In the United States, the Sarbanes-Oxley Act came into force a year ago to provide stricter accounting controls in an effort to prevent the sort of malpractice that led to the Enron crisis, or avoid the loss of corporate data in the event of a catastrophic breakdown such as happened at the 9/11 disaster, as affected many businesses based at the World Trade Center in New York.
Today's survey suggests that outside the US, confusion reigns among business leaders over the amount of compliance that is expected of them when dealing with America, despite more than half of businesses saying that they are affected.
"With ever more red tape and regulation affecting day-to-day business activities, regulatory compliance has become a major issue for all areas of business," Mr Moloney said.

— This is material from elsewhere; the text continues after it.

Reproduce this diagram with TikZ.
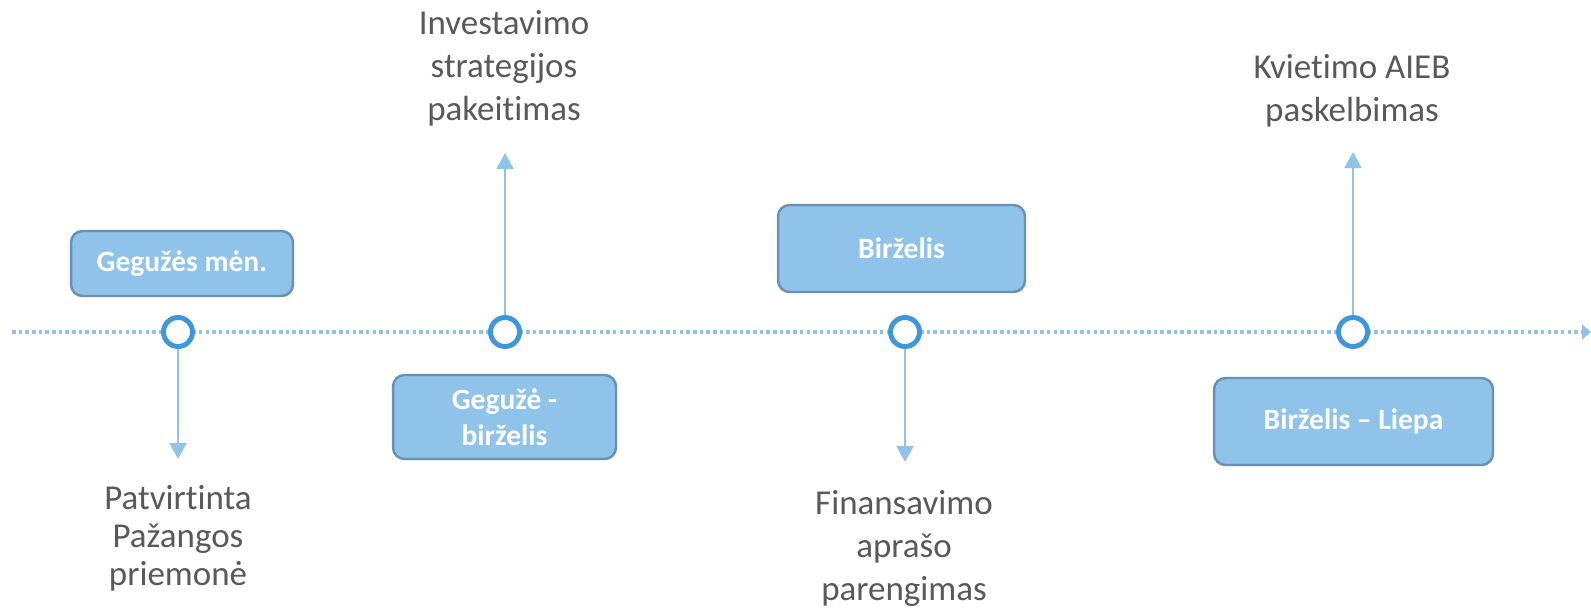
\documentclass[tikz,border=0pt]{standalone}
\usepackage{fontspec}
\setmainfont{Carlito}[Ligatures=NoCommon]
\usepackage{tikz}
\usetikzlibrary{arrows.meta}
\definecolor{boxfill}{RGB}{143,195,234}
\definecolor{boxline}{RGB}{104,145,180}
\definecolor{ringblue}{RGB}{62,150,219}
\definecolor{linkblue}{RGB}{143,195,234}
\definecolor{textgrey}{RGB}{89,89,89}
\tikzstyle{monthbox} = [rectangle, rounded corners=6.5pt, draw=boxline, line width=1.4pt, fill=boxfill, text=white, font=\fontsize{16.8}{20.4}\selectfont\bfseries, align=center]
\tikzstyle{milestone} = [circle, draw=ringblue, fill=white, line width=2.8pt, minimum size=0.58cm, inner sep=0pt]
\tikzstyle{event} = [align=center, text=textgrey, font=\fontsize{19.9}{24.4}\selectfont, inner sep=0pt, anchor=base]
\tikzstyle{link} = [line width=1.1pt, draw=linkblue, -{Triangle[width=0.34cm,length=0.32cm]}]
\tikzstyle{timeline} = [line width=2pt, draw=linkblue, dash pattern=on 2pt off 1.8pt, -{Triangle[width=0.3cm,length=0.18cm]}]

\begin{document}
\begin{tikzpicture}[x=0.02cm, y=-0.02cm]
\useasboundingbox (0,0) rectangle (1591,609);

% timeline
\coordinate (tstart) at (12,332);
\coordinate (tend) at (1591,332);
\draw [timeline] (tstart) -- (tend);

\node (c1) [milestone] at (178,332) {};
\node (c2) [milestone] at (505,332) {};
\node (c3) [milestone] at (905,332) {};
\node (c4) [milestone] at (1353,332) {};

\node (box1) [monthbox, minimum width=4.44cm, minimum height=1.3cm] at (182,263.5) {Gegužės mėn.};
\node (box2) [monthbox, minimum width=4.46cm, minimum height=1.68cm] at (504.5,417) {Gegužė -\\birželis};
\node (box3) [monthbox, minimum width=4.94cm, minimum height=1.74cm] at (901.5,248.5) {Birželis};
\node (box4) [monthbox, minimum width=5.58cm, minimum height=1.74cm] at (1353.5,421.5) {Birželis – Liepa};

% base = last line
\node (ev1) [event, font=\fontsize{19.9}{21.5}\selectfont] at (178,585) {Patvirtinta\\Pažangos\\priemonė};
\node (ev2) [event] at (504,120) {Investavimo\\strategijos\\pakeitimas};
\node (ev3) [event] at (904,600) {Finansavimo\\aprašo\\parengimas};
\node (ev4) [event] at (1352,121) {Kvietimo AIEB\\paskelbimas};

\coordinate (tip1) at (178,459);
\coordinate (tip2) at (505,153);
\coordinate (tip3) at (905,462);
\coordinate (tip4) at (1353,152);
\draw [link] (c1) -- (tip1);
\draw [link] (c2) -- (tip2);
\draw [link] (c3) -- (tip3);
\draw [link] (c4) -- (tip4);
\end{tikzpicture}
\end{document}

"Organisations need to develop strategies for the management of their information. There is a long way to go in the UK before we can confidently say that compliance is understood." Mr Moloney said that increasingly, clients of his company were seeking their compliance advice from their IT and print equipment suppliers. The survey nshowed that 28 per cent of businesses have no idea where to seek information about their legal obligations.
Even the more mundane penalties facing offenders against the regulations of Britain's Data Protection Act could have severe consequences at a time when it is estimated that everyone in the UK is now generating an average of 800 megabytes of data each year - the equivalent of four full, four-draw filing cabinets of documentation. "All that data has to be managed in a proper, legal manner," Mr Moloney said.
"What's most concerning is that many firms still haven't got a strategy in place, and of those who have, 39 per cent of UK businesses haven't even set themselves a deadline for implementing it."